I also ate a terrific roll of salmon skin and smelt roe. We in America are not great eaters of animal skins. We tend to save them for wallets, and more’s the pity. The skin of the salmon fish, baked until crispy, has a very savory crunch to it. I did run into minor difficulties attacking the sashimi. Sushi is meant to be downed in a single bite, but sashimi (actual fish hunks as opposed to cross-sections of roll) requires at least two bites unless you can unhinge your jaw anaconda-style. I was working my way through a bit of eel when the strap of seaweed that tethered meat to rice gave way. The whole ensemble landed in my sauce dish and gave me a good speckling. I sat licking soy sauce from the backs of my hands and wondered for a minute if Americans aren’t perhaps too graceless to truly appreciate this elegant food.

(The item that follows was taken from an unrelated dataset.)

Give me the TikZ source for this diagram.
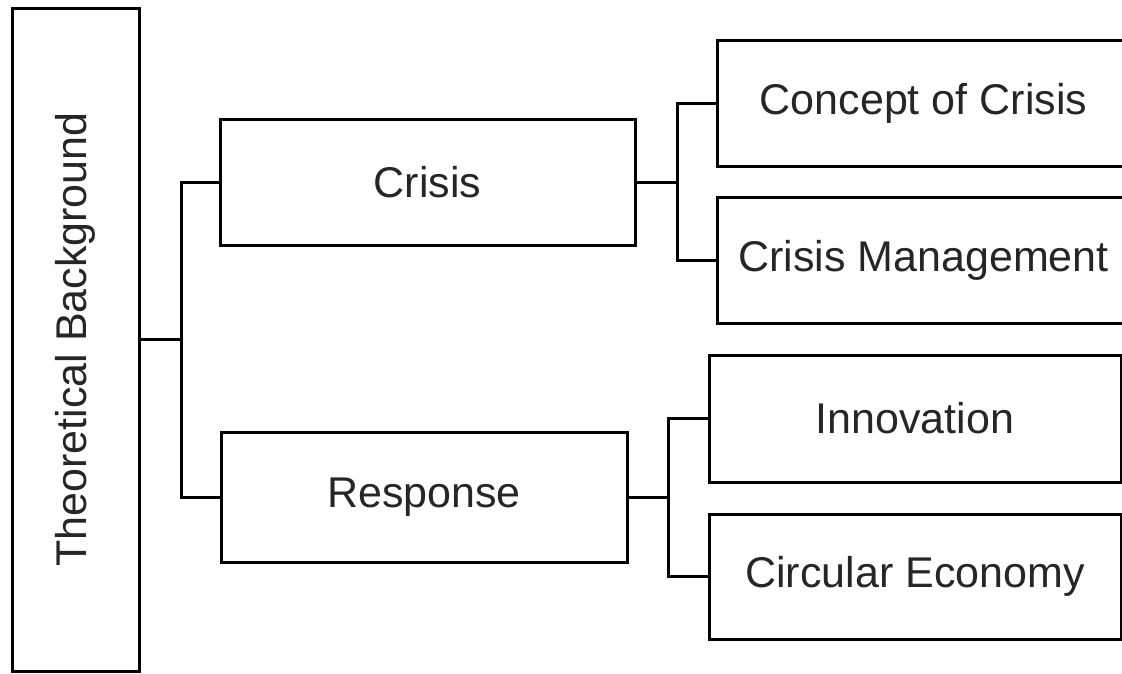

Later I asked Meteesatien, who learned his craft in Japan, if it was hard for to him to watch customers bearing down on his creations like a ton of bricks. “No,” he said but added that Americans might enjoy sushi more if they stopped manhandling it with large wads of wasabi, the Japanese horseradish that, taken in concentration, delivers a fiery, sinus-clearing headrush. “Most Americans just stick it on the sushi. Maybe they like it like that, but that’s not the way. You need to mix it with the soy sauce, otherwise it kills the taste of the fish. You can’t get anything out of it.”
Meteesatien takes pains to make good sushi, but he isn’t sanctimonious about what people do with it once he hands the plate across the bar. “I’d like people to try the traditional way, but everybody’s got their own style. I’m just happy when people come in, and they get excited about the food. [However they eat it] they’re still getting good food.”